Can the employer refuse the transmission of personal data?

The employer is not always obliged to respond to employees’ requests, particularly when:

–   the data are no longer kept or have been deleted;

–   or when the requests are clearly unfounded or excessive, especially when they are multiple and close together.

In principle, the employer has a maximum of one month to respond to a right of access request for a “simple request” and up to three months for a “complex request”.

The French data protection authority reminds that the right of access should not be confused with other rules on the communication of documents or evidence in the context of legal proceedings.

Thus, even if the employer refuses to comply with an employee’s request for access, the employee may still obtain from a judge the production of the disputed e-mails in the context of a dispute, provided that such production is necessary and that the infringement is proportionate to the aim pursued.

 

THE FRENCH DATA PROTECTION AUTHORITY: LA CNIL

The “Commission Nationale de l’Informatique et des Libertés” (CNIL) was created by the Data Protection Act of 6 January 1978.

The CNIL is an independent administrative authority, i.e. a public body that acts on behalf of the State, without being placed under the authority of the government or a minister

It is responsible for ensuring the protection of personal data contained in electronic or paper files and processing, both public and private.

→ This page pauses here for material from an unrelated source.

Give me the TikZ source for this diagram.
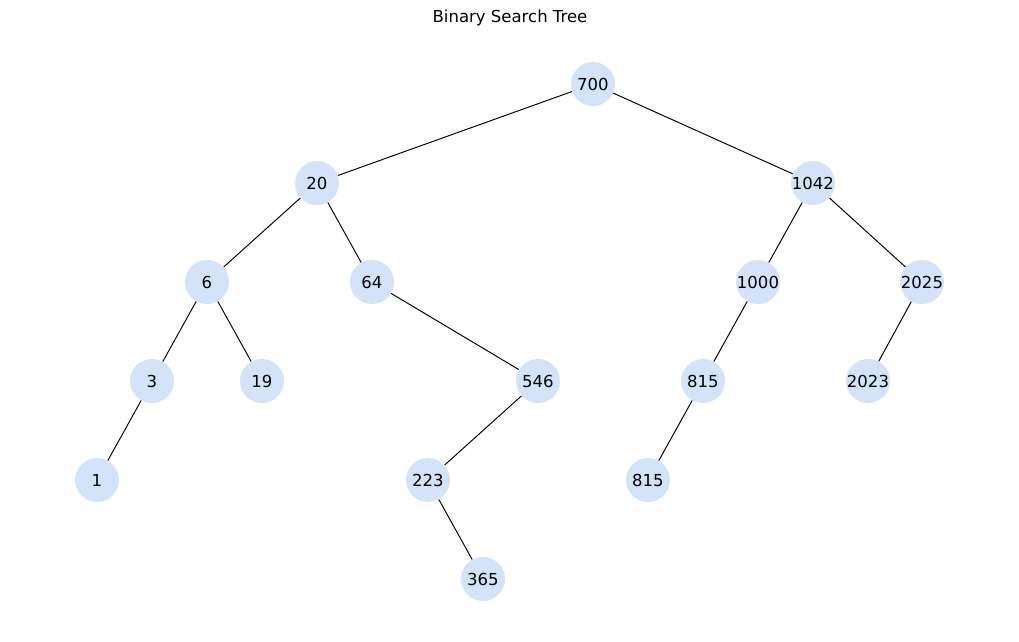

It is responsible for ensuring that information technology is at the service of the citizen and that it does not infringe on human identity, human rights, privacy or individual or public freedoms.

It is made up of 18 elected or appointed members (parliamentarians, representatives of high courts, etc.) and is supported by departments (for example: European and International Affairs department, Social and human resources affairs department, State and local government affairs department, etc.).

This body has a role of alert, advice and information for all publics but also has the power to control and sanction.